Echo-DSRN: Surprise-Gated Dual-State Recurrent Architecture

Echo-DSRN is a hybrid recurrent architecture designed for resource-constrained deployment on narrow, well-defined tasks (e.g., intent routing, NER, semantic classification).

It combines three parallel computational paths within each block:

Fast GRU state: Tracks short-range token dynamics, updated every token.
Surprise-gated slow state: Selectively accumulates long-range information, write-protected by default and triggered by prediction error.
Sliding window attention: Handles fine-grained local dependencies within a bounded context window (128 tokens).

This is the canonical Hugging Face implementation of the Echo-DSRN 114M model and its hybrid variant (using a Qwen 2.5 backbone).

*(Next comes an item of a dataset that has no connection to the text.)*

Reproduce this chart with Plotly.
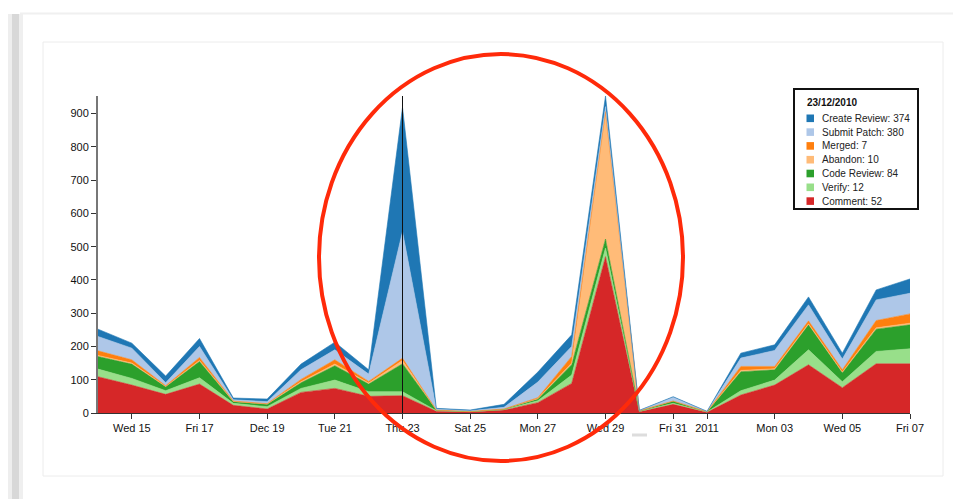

It features constant memory overhead (O(1) recurrent core + bounded O(window_size) attention) during generation.

Read the full architectural details in the working paper.

Repository Structure

The repository is organized into cleanly separated modules to distinguish core Hugging Face components from training and deployment scripts:

Echo-DSRN/
├── echo_dsrn/           # Core library for the Echo-DSRN model
├── echo_hybrid/         # Core library for the Hybrid model (Qwen2.5 backbone + DSRN memory)
├── benchmarks/          # Evaluation scripts for classification models
├── examples/            # Interactive inference examples
├── scripts/             # Canonical PEFT merge utilities
├── tests/               # pytest suite
├── PAPER.md             # The Echo-DSRN Working Paper
└── README.md            # This document

Installation

This repository uses uv for lightning-fast dependency management. You can also install it directly via pip or use it via Hugging Face's trust_remote_code=True mechanism.

# Clone the repository
git clone https://github.com/ethicalabs-ai/Echo-DSRN.git
cd Echo-DSRN-HF

# ROCm (local development — AMD GPU, ROCm 7.2+)
uv sync --extra rocm

# CPU-only (CI, inference without GPU, or non-ROCm machines)
uv sync --extra cpu

Quick Start (Inference)

Echo-DSRN Base (114M)

The echo_dsrn package provides the AutoClass registered models.

import torch
from transformers import AutoTokenizer, AutoModelForCausalLM
import echo_dsrn  # Must be imported to register AutoClasses!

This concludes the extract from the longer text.